Depozito sistemi için 500 milyon euroya ihtiyaç var
1 Ocak 2024 tarihinde Çevre, Şehircilik ve İklim Değişikliği Bakanlığı tarafından depozito sisteminin başlatılacağına yönelik açıklamaları hatırlatan GEKADER Başkanı Fatih Eren, “Depozito sisteminde herhangi bir ilerleme kaydedilmedi. Bunun en büyük sebeplerinden biri de büyük bir yatırım oluşundan kaynaklanıyor. En az 30 bin tane depozito noktasına ve en az 450-500 milyon euro yatırıma ihtiyaç oluyor. Evsel atığın yüzde 80’inin geri dönüştürülebilir atıklardan oluştuğunu göz önünde bulundurduğumuzda, 2022’de ne yazık ki piyasa değerinin 75 milyar TL olan 25 milyon ton geri dönüştürülebilir atık ve hurda çöpe atılmış. Depozito sistemi gelmediği takdirde atıklar sebebiyle önemli bir ekonomik kayıp yaşanacaktır” dedi.

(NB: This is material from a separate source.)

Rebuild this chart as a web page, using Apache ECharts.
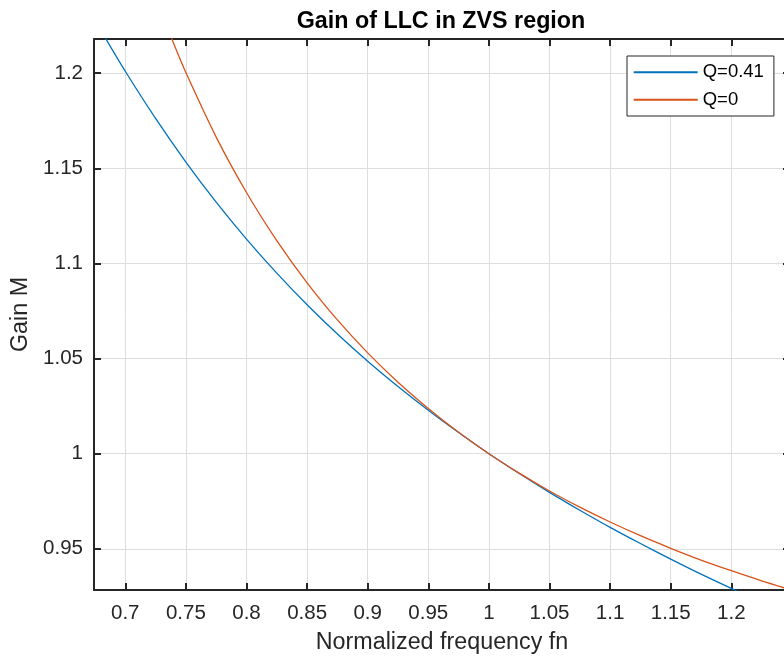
<!DOCTYPE html>
<html>
<head>
<meta charset="utf-8">
<title>Gain of LLC in ZVS region</title>
<script src="https://cdn.jsdelivr.net/npm/echarts@6.0.0/dist/echarts.min.js"></script>
<style>
  html, body { margin: 0; padding: 0; background: #fff; }
  #chart { width: 784px; height: 657px; }
</style>
</head>
<body>
<div id="chart"></div>
<script>
// normalized frequency (x) and gain readings for each curve
var fnQ041 = [0.67, 0.68, 0.70, 0.725, 0.75, 0.775, 0.80, 0.825, 0.85, 0.875, 0.90, 0.925, 0.95, 0.975,
              1.00, 1.025, 1.05, 1.075, 1.10, 1.125, 1.15, 1.175, 1.20, 1.225];
var gainQ041 = [1.2334, 1.2223, 1.2010, 1.1762, 1.1533, 1.1322, 1.1128, 1.0949, 1.0783, 1.0629, 1.0486, 1.0353, 1.0228, 1.0111,
                1.0000, 0.9896, 0.9797, 0.9703, 0.9613, 0.9528, 0.9446, 0.9367, 0.9292, 0.9219];

var fnQ0 = [0.73, 0.74, 0.75, 0.775, 0.80, 0.825, 0.85, 0.875, 0.90, 0.925, 0.95, 0.975,
            1.00, 1.025, 1.05, 1.075, 1.10, 1.125, 1.15, 1.175, 1.20, 1.225, 1.25];
var gainQ0 = [1.2317, 1.2155, 1.2003, 1.1664, 1.1373, 1.1120, 1.0898, 1.0703, 1.0530, 1.0376, 1.0238, 1.0113,
              1.0000, 0.9898, 0.9804, 0.9719, 0.9641, 0.9569, 0.9503, 0.9441, 0.9385, 0.9332, 0.9283];

var xTicks = [0.7, 0.75, 0.8, 0.85, 0.9, 0.95, 1, 1.05, 1.1, 1.15, 1.2];
var yTicks = [0.95, 1, 1.05, 1.1, 1.15, 1.2];
var seriesNames = ['Q=0.41', 'Q=0'];

var xMin = 0.6742, xMax = 1.2484;
var yMin = 0.92837, yMax = 1.21795;

function pairs(xs, ys) {
    return xs.map(function (x, i) { return [x, ys[i]]; });
}

var FONT = '"Liberation Sans", Arial, Helvetica, sans-serif';
var AX = '#262626';

var myChart = echarts.init(document.getElementById('chart'), null, { renderer: 'canvas' });

var baseX = {
    type: 'value', min: xMin, max: xMax,
    axisLine: { show: true, onZero: false, lineStyle: { color: AX, width: 2 } },
    axisTick: { show: true, inside: true, length: 7, customValues: xTicks, lineStyle: { color: AX, width: 2 } },
    splitLine: { show: false }
};
var baseY = {
    type: 'value', min: yMin, max: yMax,
    axisLine: { show: true, onZero: false, lineStyle: { color: AX, width: 2 } },
    axisTick: { show: true, inside: true, length: 7, customValues: yTicks, lineStyle: { color: AX, width: 2 } },
    splitLine: { show: false }
};

var option = {
    animation: false,
    backgroundColor: '#fff',
    graphic: [{
        type: 'text',
        x: 441, y: 10,
        style: {
            text: 'Gain of LLC in ZVS region',
            font: 'bold 23.3px ' + FONT,
            fill: '#000',
            textAlign: 'center',
            textVerticalAlign: 'top'
        }
    }],
    grid: { left: 94, top: 39, width: 696, height: 551, containLabel: false, outerBoundsMode: 'none' },
    legend: {
        data: seriesNames,
        orient: 'vertical',
        left: 627, top: 56,
        padding: [6.7, 10, 6.7, 5.7],
        itemWidth: 64, itemHeight: 18, itemGap: 8.6,
        itemStyle: { opacity: 0 },
        backgroundColor: '#fff',
        borderColor: '#262626', borderWidth: 1,
        textStyle: { fontFamily: FONT, fontSize: 18.5, color: '#000' }
    },
    xAxis: [
        Object.assign({}, baseX, {
            position: 'bottom',
            name: 'Normalized frequency fn',
            nameLocation: 'middle', nameGap: 41,
            nameTextStyle: { fontFamily: FONT, fontSize: 23.3, color: AX },
            axisLabel: { show: true, margin: 13, customValues: xTicks, fontFamily: FONT, fontSize: 20.5, color: AX },
            splitLine: { show: true, lineStyle: { color: '#dedede', width: 1 } }
        }),
        Object.assign({}, baseX, { position: 'top', axisLabel: { show: false } })
    ],
    yAxis: [
        Object.assign({}, baseY, {
            position: 'left',
            name: 'Gain M',
            nameLocation: 'middle', nameGap: 62,
            nameTextStyle: { fontFamily: FONT, fontSize: 23.3, color: AX },
            axisLabel: { show: true, margin: 11, customValues: yTicks, fontFamily: FONT, fontSize: 20.5, color: AX },
            splitLine: { show: true, lineStyle: { color: '#dedede', width: 1 } }
        }),
        Object.assign({}, baseY, { position: 'right', axisLabel: { show: false } })
    ],
    series: [
        {
            name: seriesNames[0], type: 'line', xAxisIndex: 0, yAxisIndex: 0,
            data: pairs(fnQ041, gainQ041),
            smooth: 0.3, symbol: 'none', clip: true,
            lineStyle: { color: '#0072BD', width: 1.3 },
            itemStyle: { color: '#0072BD' }
        },
        {
            name: seriesNames[1], type: 'line', xAxisIndex: 0, yAxisIndex: 0,
            data: pairs(fnQ0, gainQ0),
            smooth: 0.3, symbol: 'none', clip: true,
            lineStyle: { color: '#D95319', width: 1.3 },
            itemStyle: { color: '#D95319' }
        }
    ]
};

window.onresize = myChart.resize;
myChart.setOption(option);
</script>
</body>
</html>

Maliyetler % 50 arttı, ihracat durma noktasına geldi
Geçtiğimiz günlerde açıklanan yüzde 64,77’lik enflasyon oranına ilişkin de değerlendirmede bulunan Eren, “Enflasyon hepimize zarar vere bir olgu. Enflasyonla beraber aslında bakarsanız doların sabit kalması bizi daha çok sekteye uğratıyor. Çünkü geri dönüşüm sektöründeki ham madde ihracatı durma noktasına geldi. Maliyetlerimiz yüzde 50 arttı ama ihracat yaptığımız rakamlar hâlâ aynı. Yani 10 liraya mal edip, 20 liraya sattığımız ürünü, 18 liraya mal edip, 20 liraya satmak istiyoruz. Üzerine bir de finansman giderleri oluşuyor. Bu yaşananlar da sanayiciyi olumsuz etkiliyor. Bu durum ilk başta işçi çıkartmaya, dolayısıyla da işsizliğin artmasına neden olacaktır” diye ekledi.
Yabancı yatırımcı yönünü Hindistan’a çevirdi
Avrupa’nın resesyona girmesi sonucu geri dönüşüm sektöründe yabancı yatırımcının Hindistan’a yöneldiğine dikkat çeken Eren, “Şu an için süper güç aslında Hindistan. Çöp ithalatı yapılması gereken bir şey idi çünkü bir ülkeden petrol almakla çöp almak arasında herhangi bir fark yok. İkisi de ekonomiye kazanç sağlıyor. Bu konuda yanlış bilinç söz konusu. Hindistan ucuz işçilik ve iş gücüyle güçlü bir sanayi olmaya hazırlanıyor. Yabancının çöpünü neden aldığımız tartışılan bir konu olsa da aldığımız atığın bir çöp olduğu düşüncesinden arınmamız ve topluma bu bilinci aşılamamız şart” ifadelerinde bulundu.